Requirement:
Transcribe each line of the material as it is, and drop any picture.

---+---

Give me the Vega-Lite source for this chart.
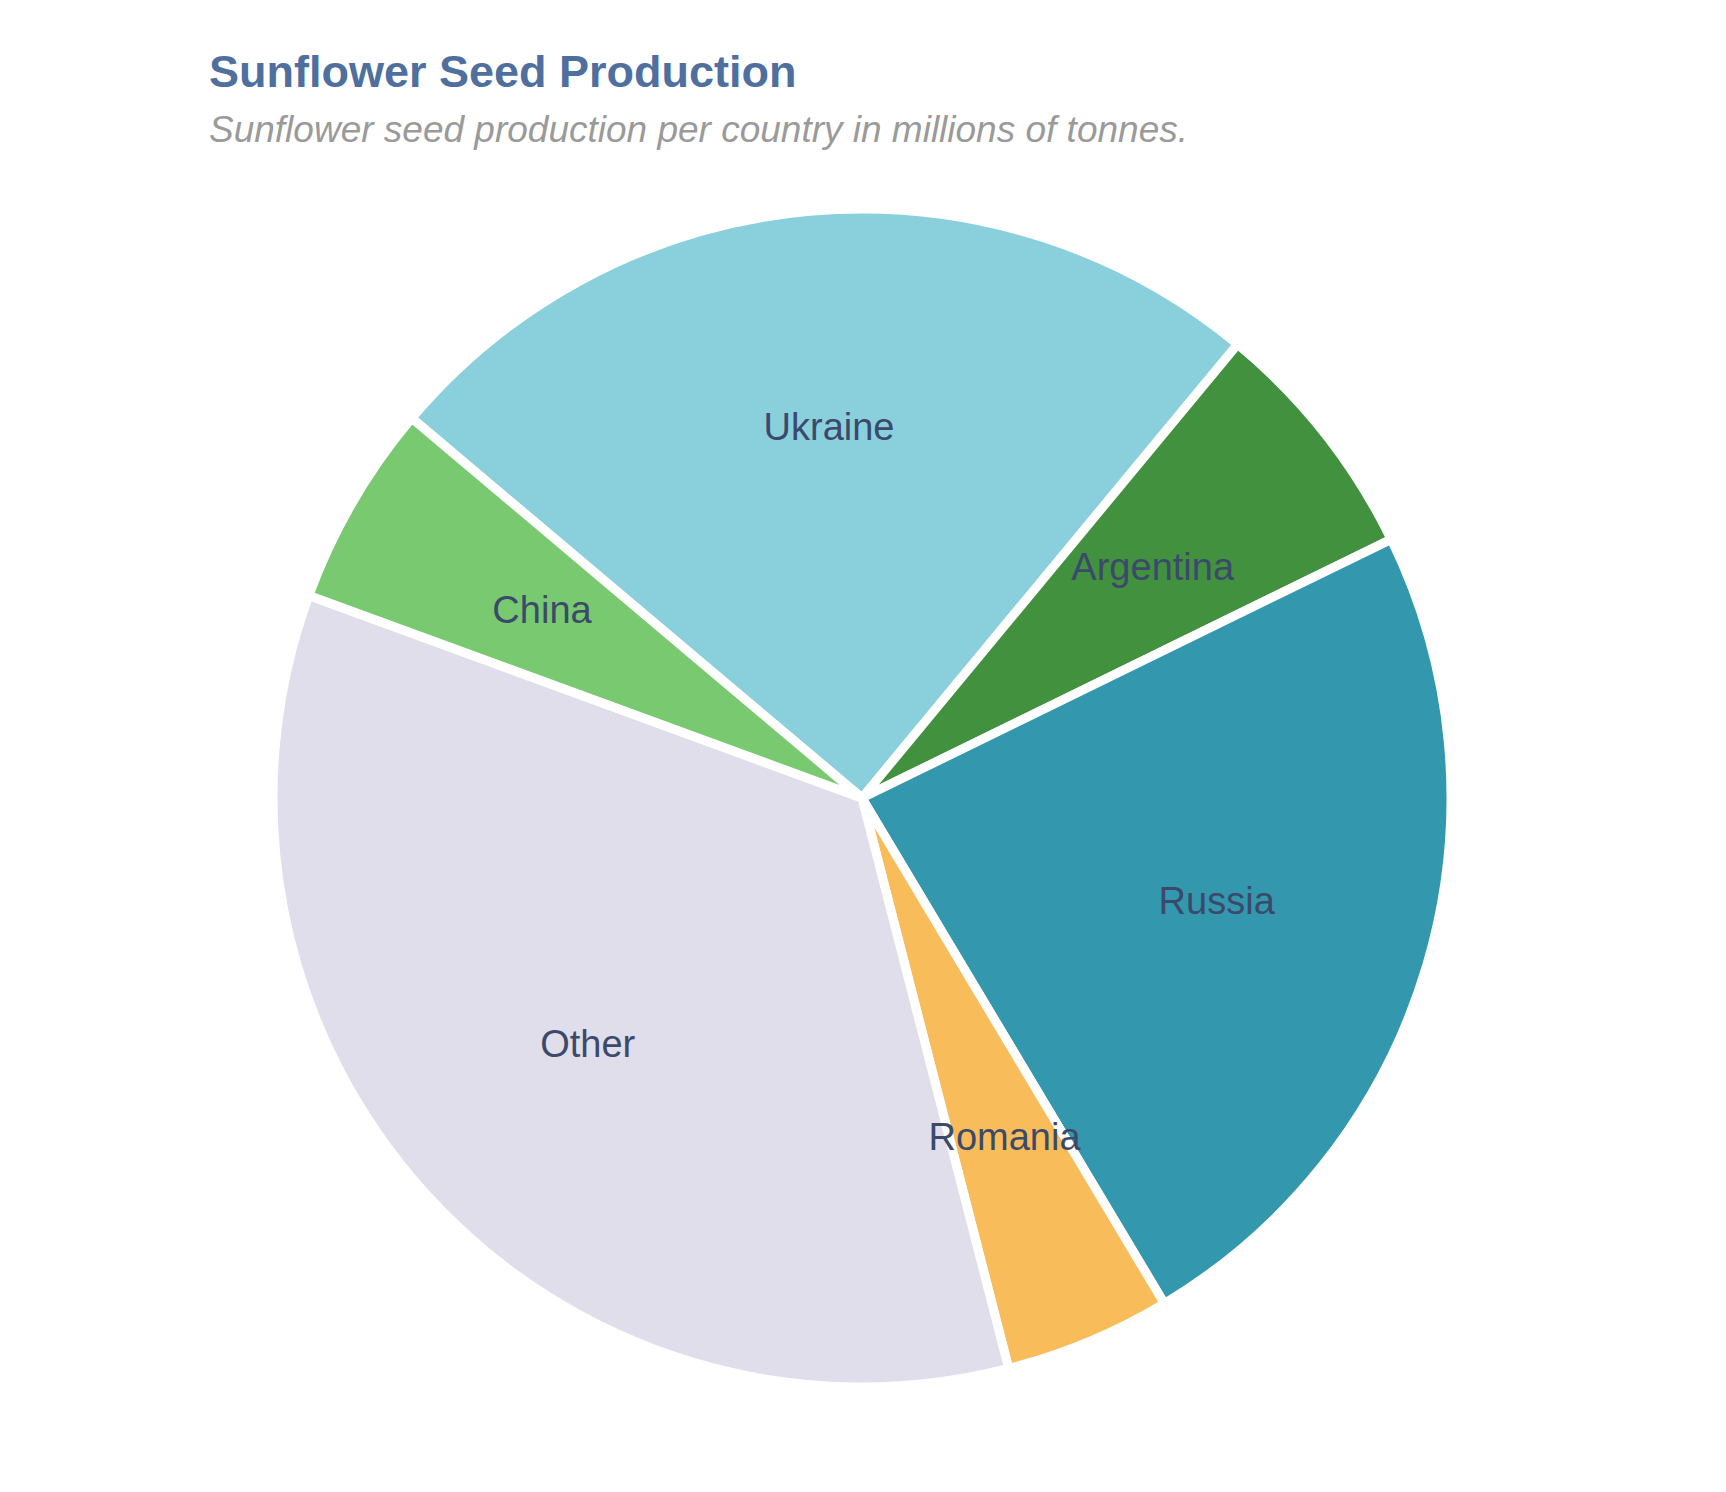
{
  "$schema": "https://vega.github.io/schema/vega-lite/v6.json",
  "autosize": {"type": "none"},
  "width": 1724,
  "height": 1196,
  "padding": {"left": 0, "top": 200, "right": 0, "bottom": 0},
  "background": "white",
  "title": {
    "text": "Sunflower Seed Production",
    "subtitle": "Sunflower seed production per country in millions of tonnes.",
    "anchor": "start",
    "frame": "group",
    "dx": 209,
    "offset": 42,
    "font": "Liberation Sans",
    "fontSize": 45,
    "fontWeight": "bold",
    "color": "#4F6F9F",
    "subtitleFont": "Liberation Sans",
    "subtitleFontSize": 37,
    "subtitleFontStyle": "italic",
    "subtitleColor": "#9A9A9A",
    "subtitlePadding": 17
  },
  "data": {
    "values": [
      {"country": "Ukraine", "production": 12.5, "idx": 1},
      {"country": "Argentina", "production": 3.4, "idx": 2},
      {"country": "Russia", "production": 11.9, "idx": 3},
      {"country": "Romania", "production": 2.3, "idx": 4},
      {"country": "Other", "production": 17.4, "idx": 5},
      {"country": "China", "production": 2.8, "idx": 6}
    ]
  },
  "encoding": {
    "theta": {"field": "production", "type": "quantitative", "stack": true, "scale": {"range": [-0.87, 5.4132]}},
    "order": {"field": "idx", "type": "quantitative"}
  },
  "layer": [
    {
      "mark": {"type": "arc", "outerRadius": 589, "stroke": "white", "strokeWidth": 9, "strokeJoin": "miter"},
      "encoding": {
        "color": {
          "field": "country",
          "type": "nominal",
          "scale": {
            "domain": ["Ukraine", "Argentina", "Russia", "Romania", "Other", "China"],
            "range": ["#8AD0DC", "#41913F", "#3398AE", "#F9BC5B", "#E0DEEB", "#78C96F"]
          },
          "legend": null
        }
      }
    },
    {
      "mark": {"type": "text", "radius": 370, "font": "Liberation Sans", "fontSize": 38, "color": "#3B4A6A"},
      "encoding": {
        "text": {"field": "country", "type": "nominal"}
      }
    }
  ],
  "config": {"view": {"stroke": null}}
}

---+---

Result of the exercise:
Give me the Vega-Lite source for this chart.
{
  "$schema": "https://vega.github.io/schema/vega-lite/v6.json",
  "autosize": {"type": "none"},
  "width": 1724,
  "height": 1196,
  "padding": {"left": 0, "top": 200, "right": 0, "bottom": 0},
  "background": "white",
  "title": {
    "text": "Sunflower Seed Production",
    "subtitle": "Sunflower seed production per country in millions of tonnes.",
    "anchor": "start",
    "frame": "group",
    "dx": 209,
    "offset": 42,
    "font": "Liberation Sans",
    "fontSize": 45,
    "fontWeight": "bold",
    "color": "#4F6F9F",
    "subtitleFont": "Liberation Sans",
    "subtitleFontSize": 37,
    "subtitleFontStyle": "italic",
    "subtitleColor": "#9A9A9A",
    "subtitlePadding": 17
  },
  "data": {
    "values": [
      {"country": "Ukraine", "production": 12.5, "idx": 1},
      {"country": "Argentina", "production": 3.4, "idx": 2},
      {"country": "Russia", "production": 11.9, "idx": 3},
      {"country": "Romania", "production": 2.3, "idx": 4},
      {"country": "Other", "production": 17.4, "idx": 5},
      {"country": "China", "production": 2.8, "idx": 6}
    ]
  },
  "encoding": {
    "theta": {"field": "production", "type": "quantitative", "stack": true, "scale": {"range": [-0.87, 5.4132]}},
    "order": {"field": "idx", "type": "quantitative"}
  },
  "layer": [
    {
      "mark": {"type": "arc", "outerRadius": 589, "stroke": "white", "strokeWidth": 9, "strokeJoin": "miter"},
      "encoding": {
        "color": {
          "field": "country",
          "type": "nominal",
          "scale": {
            "domain": ["Ukraine", "Argentina", "Russia", "Romania", "Other", "China"],
            "range": ["#8AD0DC", "#41913F", "#3398AE", "#F9BC5B", "#E0DEEB", "#78C96F"]
          },
          "legend": null
        }
      }
    },
    {
      "mark": {"type": "text", "radius": 370, "font": "Liberation Sans", "fontSize": 38, "color": "#3B4A6A"},
      "encoding": {
        "text": {"field": "country", "type": "nominal"}
      }
    }
  ],
  "config": {"view": {"stroke": null}}
}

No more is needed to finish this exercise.